HONG KONG (Reuters) - Hong Kong has proposed a new law that would allow company directors to keep their personal details secret, after a series of media reports revealed information about the wealth and assets of some senior Chinese officials.
Under the planned rule, directors could apply to have their residential addresses and full identity card numbers blocked from public view, according to a document submitted to the Legislative Council.
Mining of company data has helped news organizations uncover sensitive data on business and political leaders in recent years, which has led to the publication of stories embarrassing to some members of China’s elite.
Last year, Reuters traced companies belonging to Xu Ming, a key business ally of disgraced Chinese politician Bo Xilai, through his Hong Kong holding companies.
In October, the New York Times, citing corporate and regulatory records, said the family of China’s outgoing Premier Wen Jiabao had amassed $2.7 billion in wealth at one point.
Bloomberg News last year relied on Hong Kong and Chinese identity card numbers revealed in corporate filings to highlight the business relationships and assets of the family of China’s incoming president, Xi Jinping.
China’s new leadership, which was anointed in November, has shown few signs of steering a path of political reform or allowing freer expression.

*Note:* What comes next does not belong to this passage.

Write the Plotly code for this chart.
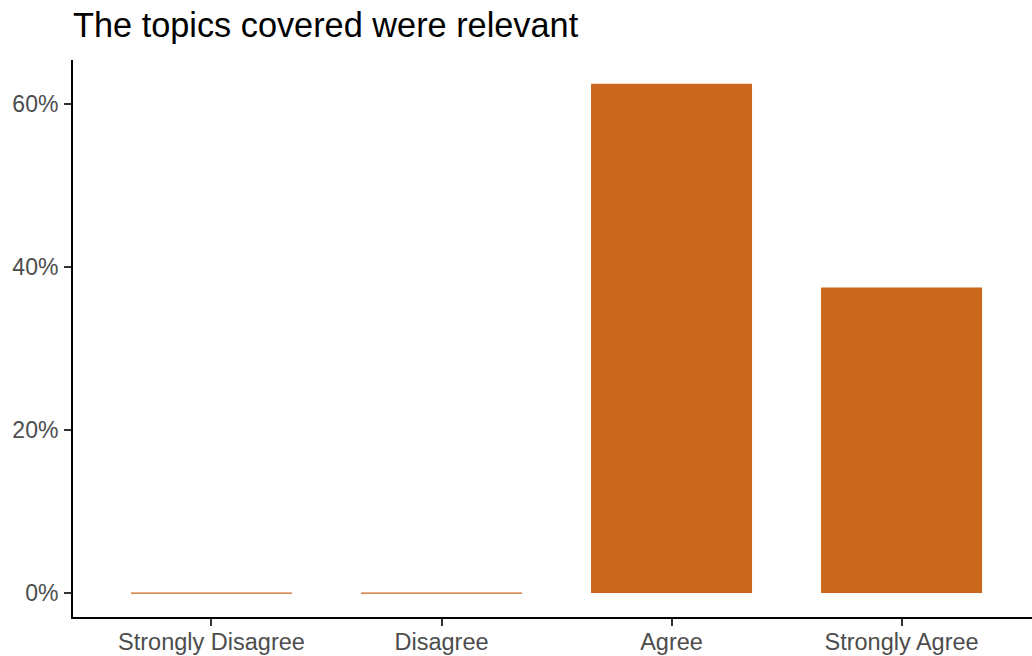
import plotly.graph_objects as go

categories = ["Strongly Disagree", "Disagree", "Agree", "Strongly Agree"]
percent = [0.0, 0.0, 62.5, 37.5]
y_ticks = [0, 20, 40, 60]
y_tick_labels = ["0%", "20%", "40%", "60%"]
chart_title = "The topics covered were relevant"

BAR = "#CB661D"
BAR_WIDTH = 0.7
FONT = "Liberation Sans, Arial, sans-serif"

xpos = list(range(len(categories)))

fig = go.Figure()
fig.add_trace(go.Bar(x=xpos, y=percent, width=BAR_WIDTH,
                     marker=dict(color=BAR, line=dict(width=0)),
                     showlegend=False, hoverinfo="x+y"))
# zero-height bars render as a thin line (as in the reference)
for i, v in zip(xpos, percent):
    if v == 0:
        fig.add_trace(go.Scatter(x=[i - BAR_WIDTH / 2, i + BAR_WIDTH / 2], y=[v, v],
                                 mode="lines", line=dict(color=BAR, width=1.3),
                                 showlegend=False, hoverinfo="skip"))

fig.update_layout(
    width=1032, height=656,
    margin=dict(l=73, r=0, t=60, b=39),
    paper_bgcolor="white", plot_bgcolor="white",
    font=dict(family=FONT, color="#4D4D4D"),
    title=dict(text=chart_title, x=0.0, xref="paper", xanchor="left",
               y=1 - 25 / 656, yref="container", yanchor="middle",
               font=dict(family=FONT, size=34.3, color="black")),
    showlegend=False,
)
fig.update_xaxes(
    tickmode="array", tickvals=xpos, ticktext=categories,
    range=[-0.602, 3.567],
    showline=True, linecolor="black", linewidth=2,
    ticks="outside", ticklen=7, tickwidth=2, tickcolor="#333333",
    tickfont=dict(size=23.5, color="#4D4D4D"),
    ticklabelstandoff=-4,
    showgrid=False, zeroline=False, fixedrange=True,
)
fig.update_yaxes(
    tickmode="array", tickvals=y_ticks, ticktext=y_tick_labels,
    range=[-2.94, 65.4],
    showline=True, linecolor="black", linewidth=2,
    ticks="outside", ticklen=7, tickwidth=2, tickcolor="#333333",
    tickfont=dict(size=23, color="#4D4D4D"),
    ticklabelstandoff=1,
    showgrid=False, zeroline=False, fixedrange=True,
)

fig.write_html("out.html",
               config={"displayModeBar": False},
               post_script="document.body.style.margin='0';document.body.style.padding='0';")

Access to the websites of Bloomberg and the New York Times has been blocked since they published the sensitive articles.
Hong Kong’s Financial Services and the Treasury Bureau as well as the Companies Registry, which have proposed the restrictions, want to bring them into effect in the first quarter of 2014.
Neither organization was immediately available to comment.
In November 2011, Reuters found a residential address of a key person in the Olympus Corp accounting scandal after searching company filings in Hong Kong.